Maliye Bakanı Lindner da, Alman basınına verdiği röportajlarda, vize konusunun Türkiye Cumhuriyeti vatandaşlarını için nasıl mağdur ve rendice edici boyuta geldiğinin bilincinde olduklarını, çözüm için adım atacaklarının teminatını verdi.
Tam da Avrupa Birliği’nin 17-18 Nisan Zirvesi’nde, Türkiye ile arasındaki, vize dahil herhangi bir konuda ilerleme sağlanabilmesinin ön şartı olarak Kıbrıs Sorunu’nun çözümünü ileri sürmüşken, Almanya’nın inisiyatif alması çok önemli. AB’nin, 60 yıldır çözülemeyen Kıbrıs Meselesi’nin çözülmesini vize kolaylığı, gümrük birliğinin modernizasyonu gibi Türkiye ile arasında zaten çoktan çözmesi gereken konularda adım atmanın ön şartı haline getirmesi, bundan sonra Türkiye’nin Avrupa ülkeleri ile bire bir ilişkilerini daha da kritik hale getiriyor. AB’nin çözmekte ayak dirediği vize konusu da, en azından Almanya ile çözüm yoluna girebilir belki...

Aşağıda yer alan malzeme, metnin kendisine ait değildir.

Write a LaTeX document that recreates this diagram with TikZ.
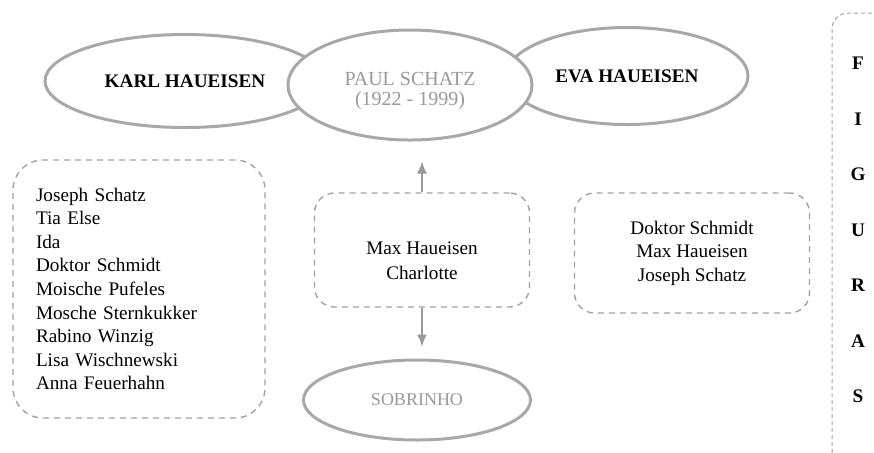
\documentclass[tikz,border=0pt]{standalone}
\usepackage{fontspec}
\setmainfont{Liberation Serif}
\usetikzlibrary{arrows.meta}
\usetikzlibrary{shapes.geometric}
\usetikzlibrary{positioning}

\definecolor{linha}{gray}{0.66}
\definecolor{traco}{gray}{0.63}
\definecolor{cinza}{gray}{0.6}
\newcommand{\fonte}{\fontsize{9.6}{11.8}\selectfont}

\begin{document}
\begin{tikzpicture}[
	x=0.5pt, y=-0.5pt,
  > = {Latex[length=6pt,width=5pt]},
  pessoa/.style = {ellipse,draw=linha,line width=1.5pt,fill=white,inner sep=0pt,align=center,font=\fonte\bfseries},
  grupo/.style = {draw=traco,dash pattern=on 3pt off 2.5pt,line width=0.7pt,rounded corners=10pt,inner sep=0pt,align=center,font=\fonte},
  seta/.style = {->,draw=cinza,line width=0.8pt},
  letra/.style = {font=\fonte\bfseries}
  ]
	\clip (0,0) rectangle (874,452);

	\node[pessoa,minimum width=140pt,minimum height=46.5pt] (karl) at (185,81) {KARL HAUEISEN};
	\node[pessoa,minimum width=121pt,minimum height=48.5pt] (eva) at (627,76) {EVA HAUEISEN};
	\node[pessoa,minimum width=122pt,minimum height=55pt,text=cinza,font=\fontsize{10}{10}\selectfont] (paul) at (410,85)
		{\rule{0pt}{13pt}PAUL SCHATZ\\(1922 - 1999)};
	\node[pessoa,minimum width=113.5pt,minimum height=40pt,text=cinza,font=\fontsize{9}{10}\selectfont] (sobrinho) at (417,400) {SOBRINHO};

	\node[grupo,rounded corners=15pt,text width=103pt,inner xsep=11.5pt,minimum height=129pt,align=left] (amigos) at (139,289)
		{Joseph Schatz\\Tia Else\\Ida\\Doktor Schmidt\\Moische Pufeles\\Mosche Sternkukker\\Rabino Winzig\\Lisa Wischnewski\\Anna Feuerhahn};
	\node[grupo,minimum width=107.5pt,minimum height=57pt,font=\fontsize{9.6}{12.8}\selectfont] (pais) at (422,250)
		{\rule{0pt}{17pt}Max Haueisen\\Charlotte};
	\node[grupo,minimum width=117.5pt,minimum height=60pt] (medicos) at (692,253)
		{Doktor Schmidt\\Max Haueisen\\Joseph Schatz};

	\draw[seta,shorten >=10pt] (pais.north) -- (pais.north |- paul.south);
	\draw[seta,shorten >=6pt] (pais.south) -- (pais.south |- sobrinho.north);

	\coordinate (fig) at (832,13);
	\draw[draw=traco,dash pattern=on 2pt off 1.5pt,line width=0.5pt,rounded corners=8pt] (fig |- 0,460) -- (fig) -- (900,13);
	\foreach \l [count=\i] in {F,I,G,U,R,A,S}
		\node[letra] (l\i) at (858,8+55.5*\i) {\l};

\end{tikzpicture}
\end{document}
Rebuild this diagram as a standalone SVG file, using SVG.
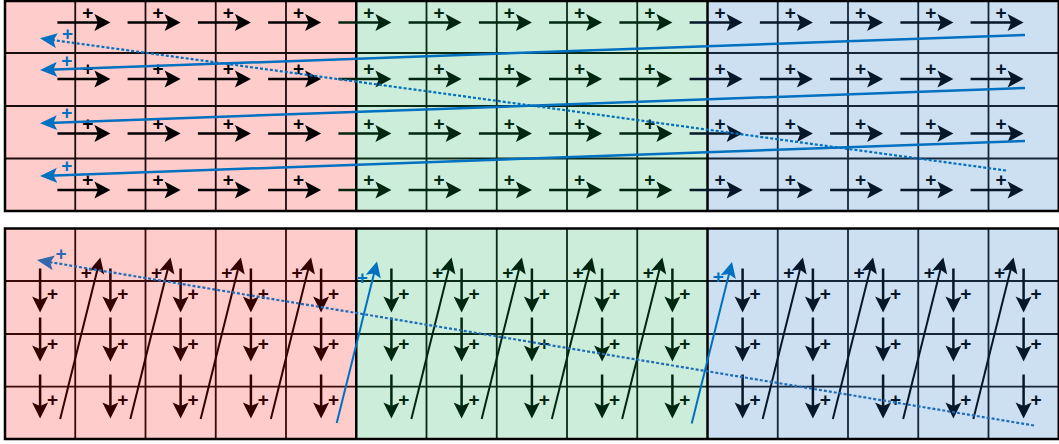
<svg xmlns="http://www.w3.org/2000/svg" width="1059" height="444" viewBox="0 0 1059 444">
<style>
.k{color:#000;fill:#000}
.r{color:#330000;fill:#330000}
.g{color:#002610;fill:#002610}
.n{color:#061729;fill:#061729}
.b{color:#0070c0;fill:#0070c0}
.bd{color:#2e68b0;fill:#2e68b0}
text{font-family:"Liberation Sans",Arial,sans-serif;font-weight:bold;font-size:19px;text-anchor:middle}
.fp{fill:#ffcccc}
.fg{fill:#ccedda}
.fb{fill:#cce0f2}
.gp{stroke:#1a0d0d;stroke-width:1.8;fill:none}
.gpr{stroke:#3a0a0a;stroke-width:1.8;fill:none}
.gg{stroke:#0b2a16;stroke-width:1.8;fill:none}
.gb{stroke:#15263a;stroke-width:1.8;fill:none}
.edge{stroke:#000;stroke-width:2.5;fill:none}
.blue{stroke:#0070c0;stroke-width:2.5;fill:none}
.dot{stroke:#0070c0;stroke-width:2.2;stroke-dasharray:3 2;fill:none}
.dot2{stroke:#1f6cba;stroke-width:2.2;stroke-dasharray:3 2;fill:none}
</style>
<defs>
<g id="ha"><line x1="-53" y1="0" x2="-10" y2="0" stroke="currentColor" stroke-width="2.5"/><path d="M-16,-8.5 L0,0 L-16,8.5 L-12.5,0 Z" fill="currentColor"/></g>
<g id="va"><line x1="0" y1="-44" x2="0" y2="-10" stroke="currentColor" stroke-width="2.5"/><path d="M-8,-16 L0,0 L8,-16 L0,-12.5 Z" fill="currentColor"/></g>
<g id="da"><line x1="-40.25" y1="161.5" x2="-2.4" y2="9.7" stroke="currentColor" stroke-width="2"/><path d="M3.8,17 L0,0 L-11.3,13.3 L-3.1,12.1 Z" fill="currentColor"/></g>
<marker id="mb" viewBox="0 0 17 15" refX="9" refY="7.5" markerWidth="17" markerHeight="15" markerUnits="userSpaceOnUse" orient="auto"><path d="M0,0 L17,7.5 L0,15 L3.5,7.5 Z" fill="#0070c0"/></marker>
<marker id="mb2" viewBox="0 0 17 15" refX="9" refY="7.5" markerWidth="17" markerHeight="15" markerUnits="userSpaceOnUse" orient="auto"><path d="M0,0 L17,7.5 L0,15 L3.5,7.5 Z" fill="#3366aa"/></marker>
</defs>

<g id="top-panel">
<rect class="fp" x="5" y="1" width="351.25" height="210"/>
<rect class="fg" x="356.25" y="1" width="351.25" height="210"/>
<rect class="fb" x="707.5" y="1" width="351.25" height="210"/>
<path class="gp" d="M75.25,1V211M145.5,1V211M215.75,1V211M286,1V211M5,53H356.25M5,106H356.25M5,158.5H356.25"/>
<path class="gg" d="M426.5,1V211M496.75,1V211M567,1V211M637.25,1V211M356.25,53H707.5M356.25,106H707.5M356.25,158.5H707.5"/>
<path class="gb" d="M777.75,1V211M848,1V211M918.25,1V211M988.5,1V211M707.5,53H1058.75M707.5,106H1058.75M707.5,158.5H1058.75"/>
<path class="edge" d="M356.25,1V211M707.5,1V211"/>
<rect class="edge" x="5" y="1" width="1053.75" height="210"/>
</g>

<g id="bottom-panel">
<rect class="fp" x="5" y="228.5" width="351.25" height="210.5"/>
<rect class="fg" x="356.25" y="228.5" width="351.25" height="210.5"/>
<rect class="fb" x="707.5" y="228.5" width="351.25" height="210.5"/>
<path class="gpr" d="M75.25,228.5V439M145.5,228.5V439M215.75,228.5V439M286,228.5V439M5,281H356.25M5,334H356.25M5,386.7H356.25"/>
<path class="gg" d="M426.5,228.5V439M496.75,228.5V439M567,228.5V439M637.25,228.5V439M356.25,281H707.5M356.25,334H707.5M356.25,386.7H707.5"/>
<path class="gb" d="M777.75,228.5V439M848,228.5V439M918.25,228.5V439M988.5,228.5V439M707.5,281H1058.75M707.5,334H1058.75M707.5,386.7H1058.75"/>
<path class="edge" d="M356.25,228.5V439M707.5,228.5V439"/>
<rect class="edge" x="5" y="228.5" width="1053.75" height="210.5"/>
</g>

<g id="connectors">
<g id="top-pink-arrows" class="k">
<use href="#ha" x="110.4" y="22.5"/><use href="#ha" x="180.6" y="22.5"/><use href="#ha" x="250.9" y="22.5"/><use href="#ha" x="321.1" y="22.5"/>
<use href="#ha" x="110.4" y="79"/><use href="#ha" x="180.6" y="79"/><use href="#ha" x="250.9" y="79"/><use href="#ha" x="321.1" y="79"/>
<use href="#ha" x="110.4" y="133.5"/><use href="#ha" x="180.6" y="133.5"/><use href="#ha" x="250.9" y="133.5"/><use href="#ha" x="321.1" y="133.5"/>
<use href="#ha" x="110.4" y="190"/><use href="#ha" x="180.6" y="190"/><use href="#ha" x="250.9" y="190"/><use href="#ha" x="321.1" y="190"/>
<text x="87.9" y="18.7">+</text><text x="158.1" y="18.7">+</text><text x="228.4" y="18.7">+</text><text x="298.6" y="18.7">+</text>
<text x="87.9" y="75.2">+</text><text x="158.1" y="75.2">+</text><text x="228.4" y="75.2">+</text><text x="298.6" y="75.2">+</text>
<text x="87.9" y="129.7">+</text><text x="158.1" y="129.7">+</text><text x="228.4" y="129.7">+</text><text x="298.6" y="129.7">+</text>
<text x="87.9" y="186.2">+</text><text x="158.1" y="186.2">+</text><text x="228.4" y="186.2">+</text><text x="298.6" y="186.2">+</text>
</g>
<g id="top-green-arrows" class="g">
<use href="#ha" x="391.4" y="22.5"/><use href="#ha" x="461.6" y="22.5"/><use href="#ha" x="531.9" y="22.5"/><use href="#ha" x="602.1" y="22.5"/><use href="#ha" x="672.4" y="22.5"/>
<use href="#ha" x="391.4" y="79"/><use href="#ha" x="461.6" y="79"/><use href="#ha" x="531.9" y="79"/><use href="#ha" x="602.1" y="79"/><use href="#ha" x="672.4" y="79"/>
<use href="#ha" x="391.4" y="133.5"/><use href="#ha" x="461.6" y="133.5"/><use href="#ha" x="531.9" y="133.5"/><use href="#ha" x="602.1" y="133.5"/><use href="#ha" x="672.4" y="133.5"/>
<use href="#ha" x="391.4" y="190"/><use href="#ha" x="461.6" y="190"/><use href="#ha" x="531.9" y="190"/><use href="#ha" x="602.1" y="190"/><use href="#ha" x="672.4" y="190"/>
<text x="368.9" y="18.7">+</text><text x="439.1" y="18.7">+</text><text x="509.4" y="18.7">+</text><text x="579.6" y="18.7">+</text><text x="649.9" y="18.7">+</text>
<text x="368.9" y="75.2">+</text><text x="439.1" y="75.2">+</text><text x="509.4" y="75.2">+</text><text x="579.6" y="75.2">+</text><text x="649.9" y="75.2">+</text>
<text x="368.9" y="129.7">+</text><text x="439.1" y="129.7">+</text><text x="509.4" y="129.7">+</text><text x="579.6" y="129.7">+</text><text x="649.9" y="129.7">+</text>
<text x="368.9" y="186.2">+</text><text x="439.1" y="186.2">+</text><text x="509.4" y="186.2">+</text><text x="579.6" y="186.2">+</text><text x="649.9" y="186.2">+</text>
</g>
<g id="top-blue-arrows" class="n">
<use href="#ha" x="742.6" y="22.5"/><use href="#ha" x="812.9" y="22.5"/><use href="#ha" x="883.1" y="22.5"/><use href="#ha" x="953.4" y="22.5"/><use href="#ha" x="1023.6" y="22.5"/>
<use href="#ha" x="742.6" y="79"/><use href="#ha" x="812.9" y="79"/><use href="#ha" x="883.1" y="79"/><use href="#ha" x="953.4" y="79"/><use href="#ha" x="1023.6" y="79"/>
<use href="#ha" x="742.6" y="133.5"/><use href="#ha" x="812.9" y="133.5"/><use href="#ha" x="883.1" y="133.5"/><use href="#ha" x="953.4" y="133.5"/><use href="#ha" x="1023.6" y="133.5"/>
<use href="#ha" x="742.6" y="190"/><use href="#ha" x="812.9" y="190"/><use href="#ha" x="883.1" y="190"/><use href="#ha" x="953.4" y="190"/><use href="#ha" x="1023.6" y="190"/>
<text x="720.1" y="18.7">+</text><text x="790.4" y="18.7">+</text><text x="860.6" y="18.7">+</text><text x="930.9" y="18.7">+</text><text x="1001.1" y="18.7">+</text>
<text x="720.1" y="75.2">+</text><text x="790.4" y="75.2">+</text><text x="860.6" y="75.2">+</text><text x="930.9" y="75.2">+</text><text x="1001.1" y="75.2">+</text>
<text x="720.1" y="129.7">+</text><text x="790.4" y="129.7">+</text><text x="860.6" y="129.7">+</text><text x="930.9" y="129.7">+</text><text x="1001.1" y="129.7">+</text>
<text x="720.1" y="186.2">+</text><text x="790.4" y="186.2">+</text><text x="860.6" y="186.2">+</text><text x="930.9" y="186.2">+</text><text x="1001.1" y="186.2">+</text>
</g>
<g id="top-returns" class="b">
<line class="blue" x1="1025" y1="35" x2="48" y2="69.7" marker-end="url(#mb)"/>
<line class="blue" x1="1025" y1="88" x2="48" y2="123" marker-end="url(#mb)"/>
<line class="blue" x1="1025" y1="141" x2="48" y2="175.7" marker-end="url(#mb)"/>
<line class="dot" x1="1006" y1="170.5" x2="47.9" y2="39.4" marker-end="url(#mb)"/>
<text x="67.5" y="39.7">+</text><text x="66.7" y="66.7">+</text><text x="66.7" y="119.4">+</text><text x="66.7" y="171.7">+</text>
</g>

<g id="bottom-pink-arrows" class="r">
<use href="#va" x="40.1" y="312.5"/><use href="#va" x="40.1" y="361.5"/><use href="#va" x="40.1" y="418.5"/>
<use href="#va" x="110.4" y="312.5"/><use href="#va" x="110.4" y="361.5"/><use href="#va" x="110.4" y="418.5"/>
<use href="#va" x="180.6" y="312.5"/><use href="#va" x="180.6" y="361.5"/><use href="#va" x="180.6" y="418.5"/>
<use href="#va" x="250.9" y="312.5"/><use href="#va" x="250.9" y="361.5"/><use href="#va" x="250.9" y="418.5"/>
<use href="#va" x="321.1" y="312.5"/><use href="#va" x="321.1" y="361.5"/><use href="#va" x="321.1" y="418.5"/>
<use href="#da" x="100.4" y="257.5"/><use href="#da" x="170.6" y="257.5"/><use href="#da" x="240.9" y="257.5"/><use href="#da" x="311.1" y="257.5"/>
<text x="52.6" y="300.2">+</text><text x="52.6" y="350.2">+</text><text x="52.6" y="406.2">+</text>
<text x="122.9" y="300.2">+</text><text x="122.9" y="350.2">+</text><text x="122.9" y="406.2">+</text>
<text x="193.1" y="300.2">+</text><text x="193.1" y="350.2">+</text><text x="193.1" y="406.2">+</text>
<text x="263.4" y="300.2">+</text><text x="263.4" y="350.2">+</text><text x="263.4" y="406.2">+</text>
<text x="333.6" y="300.2">+</text><text x="333.6" y="350.2">+</text><text x="333.6" y="406.2">+</text>
<text x="86.4" y="279.2">+</text><text x="156.6" y="279.2">+</text><text x="226.9" y="279.2">+</text><text x="297.1" y="279.2">+</text>
</g>
<g id="bottom-green-arrows" class="g">
<use href="#va" x="391.4" y="312.5"/><use href="#va" x="391.4" y="361.5"/><use href="#va" x="391.4" y="418.5"/>
<use href="#va" x="461.6" y="312.5"/><use href="#va" x="461.6" y="361.5"/><use href="#va" x="461.6" y="418.5"/>
<use href="#va" x="531.9" y="312.5"/><use href="#va" x="531.9" y="361.5"/><use href="#va" x="531.9" y="418.5"/>
<use href="#va" x="602.1" y="312.5"/><use href="#va" x="602.1" y="361.5"/><use href="#va" x="602.1" y="418.5"/>
<use href="#va" x="672.4" y="312.5"/><use href="#va" x="672.4" y="361.5"/><use href="#va" x="672.4" y="418.5"/>
<use href="#da" x="451.6" y="257.5"/><use href="#da" x="521.9" y="257.5"/><use href="#da" x="592.1" y="257.5"/><use href="#da" x="662.4" y="257.5"/>
<text x="403.9" y="300.2">+</text><text x="403.9" y="350.2">+</text><text x="403.9" y="406.2">+</text>
<text x="474.1" y="300.2">+</text><text x="474.1" y="350.2">+</text><text x="474.1" y="406.2">+</text>
<text x="544.4" y="300.2">+</text><text x="544.4" y="350.2">+</text><text x="544.4" y="406.2">+</text>
<text x="614.6" y="300.2">+</text><text x="614.6" y="350.2">+</text><text x="614.6" y="406.2">+</text>
<text x="684.9" y="300.2">+</text><text x="684.9" y="350.2">+</text><text x="684.9" y="406.2">+</text>
<text x="437.6" y="279.2">+</text><text x="507.9" y="279.2">+</text><text x="578.1" y="279.2">+</text><text x="648.4" y="279.2">+</text>
</g>
<g id="bottom-blue-arrows" class="n">
<use href="#va" x="742.6" y="312.5"/><use href="#va" x="742.6" y="361.5"/><use href="#va" x="742.6" y="418.5"/>
<use href="#va" x="812.9" y="312.5"/><use href="#va" x="812.9" y="361.5"/><use href="#va" x="812.9" y="418.5"/>
<use href="#va" x="883.1" y="312.5"/><use href="#va" x="883.1" y="361.5"/><use href="#va" x="883.1" y="418.5"/>
<use href="#va" x="953.4" y="312.5"/><use href="#va" x="953.4" y="361.5"/><use href="#va" x="953.4" y="418.5"/>
<use href="#va" x="1023.6" y="312.5"/><use href="#va" x="1023.6" y="361.5"/><use href="#va" x="1023.6" y="418.5"/>
<use href="#da" x="802.9" y="257.5"/><use href="#da" x="873.1" y="257.5"/><use href="#da" x="943.4" y="257.5"/><use href="#da" x="1013.6" y="257.5"/>
<text x="755.1" y="300.2">+</text><text x="755.1" y="350.2">+</text><text x="755.1" y="406.2">+</text>
<text x="825.4" y="300.2">+</text><text x="825.4" y="350.2">+</text><text x="825.4" y="406.2">+</text>
<text x="895.6" y="300.2">+</text><text x="895.6" y="350.2">+</text><text x="895.6" y="406.2">+</text>
<text x="965.9" y="300.2">+</text><text x="965.9" y="350.2">+</text><text x="965.9" y="406.2">+</text>
<text x="1036.1" y="300.2">+</text><text x="1036.1" y="350.2">+</text><text x="1036.1" y="406.2">+</text>
<text x="788.9" y="279.2">+</text><text x="859.1" y="279.2">+</text><text x="929.4" y="279.2">+</text><text x="999.6" y="279.2">+</text>
</g>
<g id="bottom-region-jumps" class="b">
<use href="#da" x="377" y="261.5"/><use href="#da" x="732" y="262"/>
<text x="362.3" y="284">+</text><text x="718.3" y="283.4">+</text>
</g>
<g id="bottom-return" class="bd">
<line class="dot2" x1="1034" y1="425.5" x2="44.9" y2="261.3" marker-end="url(#mb2)"/>
<text x="61" y="260.2">+</text>
</g>
</g>
</svg>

Gümrük birliğinin modernizasyonu demişken: Steinmeier’ın ziyaretinin son durağı, dışişleri bakanlığı döneminde de yakından tanıdığı Cumhurbaşkanı Erdoğan’ı Beştepe’de ziyaret oldu. Steinmeier’ın görüşmede, insan hakları alanında bazı adımlar atılmazsa, AB ile gümrük birliğinin güncellenmesinin mümkün olamayacağı mesajını verdiği söyleniyor.
Böylece, AB ülkeleri birer birer, gümrük birliğinin güncellenmesi konusunda müzakereye şart koymuş oluyorlar. Avrupa Parlamentosu’nun eski Türkiye raportörü ve şimdi de Hollanda Parlamentosu’nda milletvekili Kati Piri’nin teklifiyle, ülkenin meclisinde, Osman Kavala ve Selahattin Demirtaş’ın tutukluluğu sona erdirilmeden, gümrük birliğinin güncellenmesinin başlatılmasını Hollanda’nın bloke etmesi kararı alınmıştı malum.
Sonuçta Steinmeier’ın ziyareti, özellikle CHP’nin muhattap alındığı ve geleceğe odaklıydı. Ekonomik krize karşı destek olarak Almanya’nın yatırımlarının artması, Berlin’in silah ambargosunu kaldırması, Eurofighter savaş uçaklarının satışı gibi, bugünün konularında ise bir gelişme yaşanmadı. Gezinin, Türkiye açısından tek somut kazanımı olabilecek vize meselesi bile muhalefet ile; daha doğrusu CHP ile görüşülüp konuşulmuş oldu.